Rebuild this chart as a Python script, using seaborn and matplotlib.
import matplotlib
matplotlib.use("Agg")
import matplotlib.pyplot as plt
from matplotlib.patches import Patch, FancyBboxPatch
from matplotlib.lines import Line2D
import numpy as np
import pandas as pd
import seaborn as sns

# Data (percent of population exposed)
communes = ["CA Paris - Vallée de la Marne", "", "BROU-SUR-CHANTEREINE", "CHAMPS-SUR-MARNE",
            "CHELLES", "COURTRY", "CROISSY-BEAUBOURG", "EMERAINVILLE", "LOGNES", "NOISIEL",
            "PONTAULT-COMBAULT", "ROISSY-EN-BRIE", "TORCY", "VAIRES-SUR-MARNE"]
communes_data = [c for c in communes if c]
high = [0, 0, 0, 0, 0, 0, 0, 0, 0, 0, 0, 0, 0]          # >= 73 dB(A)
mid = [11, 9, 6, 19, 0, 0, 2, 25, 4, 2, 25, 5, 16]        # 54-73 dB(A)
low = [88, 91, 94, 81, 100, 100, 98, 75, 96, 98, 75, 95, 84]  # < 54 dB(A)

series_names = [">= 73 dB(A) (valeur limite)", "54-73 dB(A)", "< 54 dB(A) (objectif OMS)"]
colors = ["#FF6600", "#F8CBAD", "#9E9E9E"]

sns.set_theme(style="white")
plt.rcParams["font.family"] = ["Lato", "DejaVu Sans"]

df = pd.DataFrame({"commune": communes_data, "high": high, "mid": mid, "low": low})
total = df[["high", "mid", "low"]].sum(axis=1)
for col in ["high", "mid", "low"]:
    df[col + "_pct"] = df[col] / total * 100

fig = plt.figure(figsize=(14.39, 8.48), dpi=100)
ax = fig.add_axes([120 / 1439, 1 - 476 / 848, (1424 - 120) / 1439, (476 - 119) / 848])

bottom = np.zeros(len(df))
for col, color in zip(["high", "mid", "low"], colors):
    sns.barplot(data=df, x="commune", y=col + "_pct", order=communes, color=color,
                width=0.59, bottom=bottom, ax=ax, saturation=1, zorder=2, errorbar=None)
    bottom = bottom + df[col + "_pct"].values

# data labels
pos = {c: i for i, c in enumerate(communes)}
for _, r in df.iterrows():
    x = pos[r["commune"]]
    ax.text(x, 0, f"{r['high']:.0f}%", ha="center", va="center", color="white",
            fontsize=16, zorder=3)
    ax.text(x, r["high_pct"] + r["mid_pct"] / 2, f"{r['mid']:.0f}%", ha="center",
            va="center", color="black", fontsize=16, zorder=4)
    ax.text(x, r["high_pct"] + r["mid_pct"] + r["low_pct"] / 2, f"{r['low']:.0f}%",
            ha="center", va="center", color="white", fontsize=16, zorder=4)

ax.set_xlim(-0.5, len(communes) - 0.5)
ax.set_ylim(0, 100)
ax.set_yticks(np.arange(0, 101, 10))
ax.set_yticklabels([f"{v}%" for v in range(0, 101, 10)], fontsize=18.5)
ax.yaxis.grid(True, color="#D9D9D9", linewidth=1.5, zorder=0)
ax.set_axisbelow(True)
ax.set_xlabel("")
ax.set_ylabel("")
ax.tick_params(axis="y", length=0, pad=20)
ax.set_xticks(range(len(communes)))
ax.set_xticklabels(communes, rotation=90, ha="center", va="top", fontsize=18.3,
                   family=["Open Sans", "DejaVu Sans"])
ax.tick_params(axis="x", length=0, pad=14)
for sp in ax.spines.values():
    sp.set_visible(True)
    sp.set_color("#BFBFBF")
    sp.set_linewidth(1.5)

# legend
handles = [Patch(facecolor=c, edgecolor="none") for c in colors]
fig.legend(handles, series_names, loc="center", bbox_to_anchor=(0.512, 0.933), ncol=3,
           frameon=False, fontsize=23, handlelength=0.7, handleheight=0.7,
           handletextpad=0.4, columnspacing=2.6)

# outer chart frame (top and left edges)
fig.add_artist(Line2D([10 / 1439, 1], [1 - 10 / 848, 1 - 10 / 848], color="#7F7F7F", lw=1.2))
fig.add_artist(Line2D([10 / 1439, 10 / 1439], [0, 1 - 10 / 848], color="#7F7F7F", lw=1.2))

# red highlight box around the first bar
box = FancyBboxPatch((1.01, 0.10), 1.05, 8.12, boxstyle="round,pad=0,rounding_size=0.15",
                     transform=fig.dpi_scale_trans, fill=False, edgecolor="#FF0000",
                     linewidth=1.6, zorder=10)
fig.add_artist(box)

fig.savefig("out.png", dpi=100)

────────────────────────────────────────

» WORK TO COMPLETE:
Make an exact copy of the listing, including every line.

» OUTPUT OF THE TASK:
Rebuild this chart as a Python script, using seaborn and matplotlib.
import matplotlib
matplotlib.use("Agg")
import matplotlib.pyplot as plt
from matplotlib.patches import Patch, FancyBboxPatch
from matplotlib.lines import Line2D
import numpy as np
import pandas as pd
import seaborn as sns

# Data (percent of population exposed)
communes = ["CA Paris - Vallée de la Marne", "", "BROU-SUR-CHANTEREINE", "CHAMPS-SUR-MARNE",
            "CHELLES", "COURTRY", "CROISSY-BEAUBOURG", "EMERAINVILLE", "LOGNES", "NOISIEL",
            "PONTAULT-COMBAULT", "ROISSY-EN-BRIE", "TORCY", "VAIRES-SUR-MARNE"]
communes_data = [c for c in communes if c]
high = [0, 0, 0, 0, 0, 0, 0, 0, 0, 0, 0, 0, 0]          # >= 73 dB(A)
mid = [11, 9, 6, 19, 0, 0, 2, 25, 4, 2, 25, 5, 16]        # 54-73 dB(A)
low = [88, 91, 94, 81, 100, 100, 98, 75, 96, 98, 75, 95, 84]  # < 54 dB(A)

series_names = [">= 73 dB(A) (valeur limite)", "54-73 dB(A)", "< 54 dB(A) (objectif OMS)"]
colors = ["#FF6600", "#F8CBAD", "#9E9E9E"]

sns.set_theme(style="white")
plt.rcParams["font.family"] = ["Lato", "DejaVu Sans"]

df = pd.DataFrame({"commune": communes_data, "high": high, "mid": mid, "low": low})
total = df[["high", "mid", "low"]].sum(axis=1)
for col in ["high", "mid", "low"]:
    df[col + "_pct"] = df[col] / total * 100

fig = plt.figure(figsize=(14.39, 8.48), dpi=100)
ax = fig.add_axes([120 / 1439, 1 - 476 / 848, (1424 - 120) / 1439, (476 - 119) / 848])

bottom = np.zeros(len(df))
for col, color in zip(["high", "mid", "low"], colors):
    sns.barplot(data=df, x="commune", y=col + "_pct", order=communes, color=color,
                width=0.59, bottom=bottom, ax=ax, saturation=1, zorder=2, errorbar=None)
    bottom = bottom + df[col + "_pct"].values

# data labels
pos = {c: i for i, c in enumerate(communes)}
for _, r in df.iterrows():
    x = pos[r["commune"]]
    ax.text(x, 0, f"{r['high']:.0f}%", ha="center", va="center", color="white",
            fontsize=16, zorder=3)
    ax.text(x, r["high_pct"] + r["mid_pct"] / 2, f"{r['mid']:.0f}%", ha="center",
            va="center", color="black", fontsize=16, zorder=4)
    ax.text(x, r["high_pct"] + r["mid_pct"] + r["low_pct"] / 2, f"{r['low']:.0f}%",
            ha="center", va="center", color="white", fontsize=16, zorder=4)

ax.set_xlim(-0.5, len(communes) - 0.5)
ax.set_ylim(0, 100)
ax.set_yticks(np.arange(0, 101, 10))
ax.set_yticklabels([f"{v}%" for v in range(0, 101, 10)], fontsize=18.5)
ax.yaxis.grid(True, color="#D9D9D9", linewidth=1.5, zorder=0)
ax.set_axisbelow(True)
ax.set_xlabel("")
ax.set_ylabel("")
ax.tick_params(axis="y", length=0, pad=20)
ax.set_xticks(range(len(communes)))
ax.set_xticklabels(communes, rotation=90, ha="center", va="top", fontsize=18.3,
                   family=["Open Sans", "DejaVu Sans"])
ax.tick_params(axis="x", length=0, pad=14)
for sp in ax.spines.values():
    sp.set_visible(True)
    sp.set_color("#BFBFBF")
    sp.set_linewidth(1.5)

# legend
handles = [Patch(facecolor=c, edgecolor="none") for c in colors]
fig.legend(handles, series_names, loc="center", bbox_to_anchor=(0.512, 0.933), ncol=3,
           frameon=False, fontsize=23, handlelength=0.7, handleheight=0.7,
           handletextpad=0.4, columnspacing=2.6)

# outer chart frame (top and left edges)
fig.add_artist(Line2D([10 / 1439, 1], [1 - 10 / 848, 1 - 10 / 848], color="#7F7F7F", lw=1.2))
fig.add_artist(Line2D([10 / 1439, 10 / 1439], [0, 1 - 10 / 848], color="#7F7F7F", lw=1.2))

# red highlight box around the first bar
box = FancyBboxPatch((1.01, 0.10), 1.05, 8.12, boxstyle="round,pad=0,rounding_size=0.15",
                     transform=fig.dpi_scale_trans, fill=False, edgecolor="#FF0000",
                     linewidth=1.6, zorder=10)
fig.add_artist(box)

fig.savefig("out.png", dpi=100)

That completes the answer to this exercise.